Ella intenta moverse para poner un banco entre los dos y examina la sala en busca de algo que lanzarle, pero él ya le ha cortado el paso. Ahora es más eficiente, hace lo que tiene que hacer. Le da un puñetazo en la cara para derribarla, le ata las muñecas con los cables de los auriculares porque se ha dejado los alambres en la Casa y le mete el pañuelo en la boca para ahogar sus gritos, aunque no hay nadie que pueda oírla.

Tarda un buen rato en morir porque Harper intenta esmerarse más para compensar el poco placer que le reporta la acción. Le desenrolla los intestinos y los coloca formando una espiral a su alrededor. Le extrae los órganos y los dispone en el escritorio en el que trabajaba, bajo el flexo. Le mete hojas de tabaco en las heridas abiertas, de modo que parezca que las plantas le crecen en el cuerpo. Le pone la chapa de Pigasus en la bata de laboratorio. Espera que con eso baste.

Se lava en el baño de señoras, remoja la americana y mete la camisa empapada de sangre en la papelera para productos de higiene femenina.
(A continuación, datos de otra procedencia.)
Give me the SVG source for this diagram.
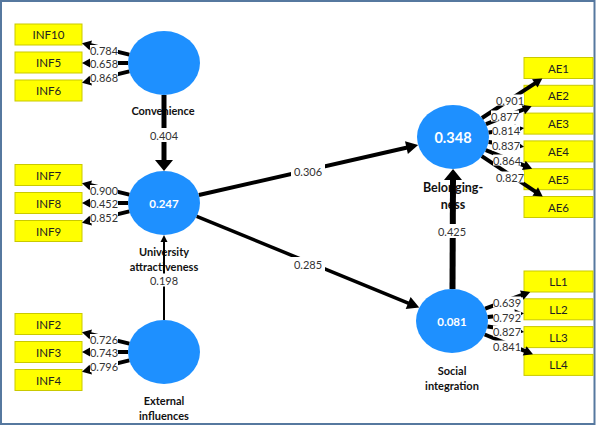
<svg xmlns="http://www.w3.org/2000/svg" width="597" height="426" viewBox="0 0 597 426">
<style>
.lv{fill:#1e90ff;}
.ind{fill:#ffff00;stroke:#c9c900;stroke-width:1;}
.it{font-family:Lato,"Open Sans",sans-serif;font-size:11.5px;fill:#222;text-anchor:middle;dominant-baseline:central;}
.nm{font-family:Lato,"Open Sans",sans-serif;font-size:11px;font-weight:bold;fill:#111;text-anchor:middle;dominant-baseline:central;}
.r2{font-family:Lato,"Open Sans",sans-serif;font-size:11.5px;font-weight:bold;fill:#fff;text-anchor:middle;dominant-baseline:central;}
.vl{font-family:Lato,"Open Sans",sans-serif;font-size:11px;fill:#333;text-anchor:middle;dominant-baseline:central;}
.bg{fill:#fff;}
.ld{stroke:#000;stroke-width:4;fill:none;marker-end:url(#mld);}
.pb{stroke:#000;fill:none;marker-end:url(#mbig);}
.pm{stroke:#000;fill:none;marker-end:url(#mmid);}
</style>
<defs>
<marker id="mld" markerUnits="userSpaceOnUse" orient="auto" markerWidth="10" markerHeight="10" refX="2" refY="5" overflow="visible"><path d="M0,0 L9,5 L0,10 z" fill="#000"/></marker>
<marker id="mbig" markerUnits="userSpaceOnUse" orient="auto" markerWidth="11" markerHeight="18" refX="2" refY="9" overflow="visible"><path d="M0,0 L11,9 L0,18 z" fill="#000"/></marker>
<marker id="mmid" markerUnits="userSpaceOnUse" orient="auto" markerWidth="12" markerHeight="13" refX="2" refY="6.5" overflow="visible"><path d="M0,0 L12,6.5 L0,13 z" fill="#000"/></marker>
<marker id="msm" markerUnits="userSpaceOnUse" orient="auto" markerWidth="7" markerHeight="7" refX="2" refY="3.5" overflow="visible"><path d="M0,0 L7,3.5 L0,7 z" fill="#000"/></marker>
</defs>
<rect x="0" y="0" width="597" height="426" fill="#fff"/>
<rect x="1" y="1" width="593.5" height="423" fill="none" stroke="#56789f" stroke-width="2"/>

<g id="convenience"><ellipse class="lv" cx="164" cy="63" rx="36" ry="32"/><text class="nm" x="163" y="110">Convenience</text></g>
<g id="university"><ellipse class="lv" cx="164" cy="203" rx="36" ry="32"/><text class="r2" x="164" y="203">0.247</text><text class="nm" x="164" y="251">University</text><text class="nm" x="164" y="266.5">attractiveness</text></g>
<g id="external"><ellipse class="lv" cx="164" cy="352" rx="36" ry="32"/><text class="nm" x="164" y="400">External</text><text class="nm" x="164" y="415">influences</text></g>
<g id="belonging"><ellipse class="lv" cx="453" cy="137" rx="36" ry="32"/><text class="r2" x="453" y="137" style="font-size:14.5px">0.348</text><text class="nm" x="453" y="187" style="font-size:12.5px">Belonging-</text><text class="nm" x="453" y="204" style="font-size:12.5px">ness</text></g>
<g id="social"><ellipse class="lv" cx="452" cy="321" rx="36" ry="32"/><text class="r2" x="452" y="321">0.081</text><text class="nm" x="452" y="370">Social</text><text class="nm" x="452" y="385">integration</text></g>

<g id="INF10"><rect class="ind" x="15" y="24" width="67" height="21"/><text class="it" x="48.5" y="34.5">INF10</text></g>
<g id="INF5"><rect class="ind" x="15" y="52" width="67" height="21"/><text class="it" x="48.5" y="62.5">INF5</text></g>
<g id="INF6"><rect class="ind" x="15" y="80" width="67" height="21"/><text class="it" x="48.5" y="90.5">INF6</text></g>
<g id="INF7"><rect class="ind" x="15" y="164.5" width="67" height="21"/><text class="it" x="48.5" y="175">INF7</text></g>
<g id="INF8"><rect class="ind" x="15" y="192.5" width="67" height="21"/><text class="it" x="48.5" y="203">INF8</text></g>
<g id="INF9"><rect class="ind" x="15" y="220.5" width="67" height="21"/><text class="it" x="48.5" y="231">INF9</text></g>
<g id="INF2"><rect class="ind" x="15" y="313.5" width="67" height="21"/><text class="it" x="48.5" y="324">INF2</text></g>
<g id="INF3"><rect class="ind" x="15" y="341.5" width="67" height="21"/><text class="it" x="48.5" y="352">INF3</text></g>
<g id="INF4"><rect class="ind" x="15" y="369.5" width="67" height="21"/><text class="it" x="48.5" y="380">INF4</text></g>
<g id="AE1"><rect class="ind" x="524" y="57.5" width="69" height="21"/><text class="it" x="558.5" y="68">AE1</text></g>
<g id="AE2"><rect class="ind" x="524" y="85.3" width="69" height="21"/><text class="it" x="558.5" y="95.8">AE2</text></g>
<g id="AE3"><rect class="ind" x="524" y="113.1" width="69" height="21"/><text class="it" x="558.5" y="123.6">AE3</text></g>
<g id="AE4"><rect class="ind" x="524" y="140.9" width="69" height="21"/><text class="it" x="558.5" y="151.4">AE4</text></g>
<g id="AE5"><rect class="ind" x="524" y="168.7" width="69" height="21"/><text class="it" x="558.5" y="179.2">AE5</text></g>
<g id="AE6"><rect class="ind" x="524" y="196.5" width="69" height="21"/><text class="it" x="558.5" y="207">AE6</text></g>
<g id="LL1"><rect class="ind" x="524" y="271" width="69" height="21"/><text class="it" x="558.5" y="281.5">LL1</text></g>
<g id="LL2"><rect class="ind" x="524" y="298.8" width="69" height="21"/><text class="it" x="558.5" y="309.3">LL2</text></g>
<g id="LL3"><rect class="ind" x="524" y="326.6" width="69" height="21"/><text class="it" x="558.5" y="337.1">LL3</text></g>
<g id="LL4"><rect class="ind" x="524" y="354.4" width="69" height="21"/><text class="it" x="558.5" y="364.9">LL4</text></g>

<g id="connectors">
<line class="ld" x1="129.3" y1="54.6" x2="88.8" y2="44.8"/>
<line class="ld" x1="128" y1="63" x2="89" y2="63"/>
<line class="ld" x1="129.3" y1="71.4" x2="88.8" y2="81.2"/>
<line class="ld" x1="129.3" y1="194.6" x2="88.8" y2="184.8"/>
<line class="ld" x1="128" y1="203" x2="89" y2="203"/>
<line class="ld" x1="129.3" y1="211.4" x2="88.8" y2="221.2"/>
<line class="ld" x1="129.3" y1="343.6" x2="88.8" y2="333.8"/>
<line class="ld" x1="128" y1="352" x2="89" y2="352"/>
<line class="ld" x1="129.3" y1="360.4" x2="88.8" y2="370.2"/>
<line class="ld" x1="482" y1="118" x2="536.5" y2="82.3"/>
<line class="ld" x1="486" y1="124.1" x2="525.1" y2="108.8"/>
<line class="ld" x1="488.6" y1="132.5" x2="517.1" y2="128.9"/>
<line class="ld" x1="488.6" y1="141.9" x2="517.1" y2="145.8"/>
<line class="ld" x1="485.8" y1="150.1" x2="525.7" y2="166.1"/>
<line class="ld" x1="481.8" y1="156.1" x2="536.9" y2="192.6"/>
<line class="ld" x1="485.2" y1="308.7" x2="523.6" y2="294.4"/>
<line class="ld" x1="487.7" y1="317.1" x2="517" y2="313.9"/>
<line class="ld" x1="487.5" y1="326.4" x2="517.1" y2="330.9"/>
<line class="ld" x1="484.7" y1="334.5" x2="526.5" y2="351.7"/>
<line class="pb" x1="164" y1="95" x2="164" y2="162" stroke-width="5"/>
<line x1="164" y1="320" x2="164" y2="240" stroke="#000" stroke-width="2" marker-end="url(#msm)"/>
<line class="pb" x1="452.5" y1="289" x2="453" y2="178" stroke-width="6"/>
<line class="pm" x1="198.9" y1="195" x2="408.4" y2="147.2" stroke-width="4"/>
<line class="pm" x1="196.7" y1="216.4" x2="410" y2="303.8" stroke-width="3.5"/>
<g class="bg">
<rect x="90" y="45" width="28" height="11"/>
<rect x="90" y="58" width="28" height="11"/>
<rect x="90" y="72" width="28" height="11"/>
<rect x="90" y="185" width="28" height="11"/>
<rect x="90" y="198" width="28" height="11"/>
<rect x="90" y="212" width="28" height="11"/>
<rect x="90" y="334" width="28" height="11"/>
<rect x="90" y="347" width="28" height="11"/>
<rect x="90" y="361" width="28" height="11"/>
<rect x="496" y="94.5" width="28" height="11"/>
<rect x="491" y="110.5" width="28" height="11"/>
<rect x="492" y="124.5" width="28" height="11"/>
<rect x="492" y="139.5" width="28" height="11"/>
<rect x="493" y="154.5" width="28" height="11"/>
<rect x="496" y="171.5" width="28" height="11"/>
<rect x="493" y="296.5" width="28" height="11"/>
<rect x="493" y="311.5" width="28" height="11"/>
<rect x="493" y="325.5" width="28" height="11"/>
<rect x="493" y="340.5" width="28" height="11"/>
<rect x="148" y="128" width="32" height="14"/>
<rect x="148" y="273.5" width="32" height="13"/>
<rect x="436" y="224" width="32" height="14"/>
<rect x="291" y="164" width="34" height="14"/>
<rect x="291" y="257" width="34" height="14"/>
</g>
<text class="vl" x="104" y="50.5">0.784</text>
<text class="vl" x="104" y="63.5">0.658</text>
<text class="vl" x="104" y="77.5">0.868</text>
<text class="vl" x="104" y="190.5">0.900</text>
<text class="vl" x="104" y="203.5">0.452</text>
<text class="vl" x="104" y="217.5">0.852</text>
<text class="vl" x="104" y="339.5">0.726</text>
<text class="vl" x="104" y="352.5">0.743</text>
<text class="vl" x="104" y="366.5">0.796</text>
<text class="vl" x="510" y="100">0.901</text>
<text class="vl" x="505" y="116">0.877</text>
<text class="vl" x="506" y="130">0.814</text>
<text class="vl" x="506" y="145">0.837</text>
<text class="vl" x="507" y="160">0.864</text>
<text class="vl" x="510" y="177">0.827</text>
<text class="vl" x="507" y="302">0.639</text>
<text class="vl" x="507" y="317">0.792</text>
<text class="vl" x="507" y="331">0.827</text>
<text class="vl" x="507" y="346">0.841</text>
<text class="vl" x="164" y="135">0.404</text>
<text class="vl" x="164" y="280">0.198</text>
<text class="vl" x="452" y="231">0.425</text>
<text class="vl" x="308" y="171">0.306</text>
<text class="vl" x="308" y="264">0.285</text>
</g>
</svg>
Se pone una bata de laboratorio encima de la americana ensangrentada y sale del edificio con la etiqueta identificativa del vigilante girada, para que no se vea bien.

Cuando llega a la recepción son las cuatro de la mañana y hay un vigilante distinto detrás del mostrador. Parece molesto y está hablando por la radio.

—Te he dicho que ya he mirado en el baño de caballeros. No sé dónde…

—Hola, buenas noches —lo saluda Harper alegremente al pasar junto a él.

—Buenas noches, señor —responde el vigilante, distraído, que solo se fija en la bata y en la identificación cuando levanta la mano para saludarlo automáticamente.

La incertidumbre llega un segundo después, porque es muy tarde y ¿cómo es que no reconoce al tipo? ¿Dónde coño está Jackson? La incertidumbre se convertirá en culpa demoledora cuando se encuentre en la comisaría, revisando la grabación de la cámara de seguridad de la entrada de los laboratorios, después del descubrimiento del cadáver de la joven bióloga, y se dé cuenta de que ha dejado que el asesino se escape delante de sus narices.

Arriba, en el laboratorio, el azul brota y florece en el líquido dorado de los tubos cónicos.